Não agüentei muito tempo por lá.

Em salvador passei por diversos empregos em lojas, escritórios, pequenas fábricas, fiz concursos para contrato temporário na FNS (Fundação Nacional de Saúde), passei e nesse meio tempo, conheci o pai de meus dois últimos filhos,Francis, uma pessoa maravilhosa, um homem de caráter que me encontrou num momento de extrema carência familiar, que me amou, me apoiou e fez com que minha vida fosse mais feliz e significativa.

Faltam palavras para dizer o quanto ele foi e é importante pra mim e minha filha.

Estivemos juntos por dezesseis anos, tivemos dois filhos, Victor e Lara, nossa vida não foi um mar de rosas, tivemos nossas diferenças, nossas desavenças, já brigamos muito, nos separamos muito, nos agredimos muito, mas o mais importante de tudo isso é que superamos tudo.

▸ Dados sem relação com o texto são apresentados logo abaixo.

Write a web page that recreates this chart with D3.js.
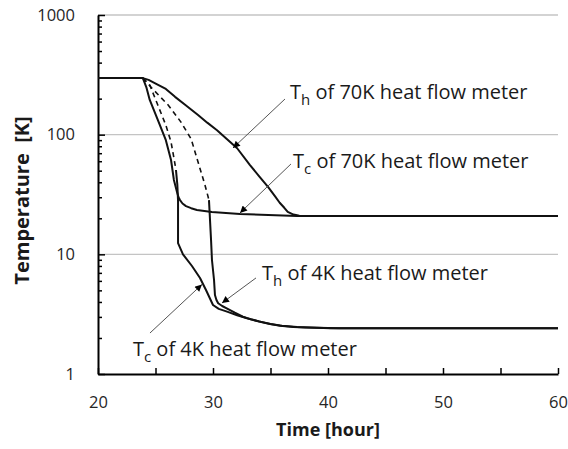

Após cinco anos em Salvador ( nesse intervalo fiquei grávida e tive meu filho Victor), Francis conseguiu um emprego para mim em minha própria cidade natal numa empresa de ônibus( Auto Viação Camurujipe) e fiquei muito feliz de voltar e morar com minha filha e seu novo irmãozinho.

Durante dez anos fiquei nesta mesma empresa, dei a luz a minha filha caçula Lara e estudei para passar em dois concursos públicos, um na minha cidade e outro na cidade vizinha de Ubaíra .Passei nos dois,sai do antigo trabalho e hoje volto a exercer o mesmo cargo que consegui há dezenove anos atrás...Professora.

Hoje curso uma faculdade para que eu possa ser mais completa profissionalmente e dar o melhor de mim para meus alunos e principalmente ser reconhecida naquilo a que me propus a fazer.

Não foi o que sonhei pra mim, mas agradeço sempre. Algo de melhor pode estar esperando por mim lá na frente. O importante é não desistir.

Olhando desse jeito pra meu passado venho observar que eu sempre fui feliz, sempre tive minha família comigo, meus amigos por perto e meu Deus dentro de mim. O que são os problemas perto da fé? Apenas uma ponte para o engrandecimento da alma.

Não foi, não é e não será nada fácil viver, mas com algumas coisinhas por perto fica tudo mais fácil: Deus, família, amigos, determinação e fé.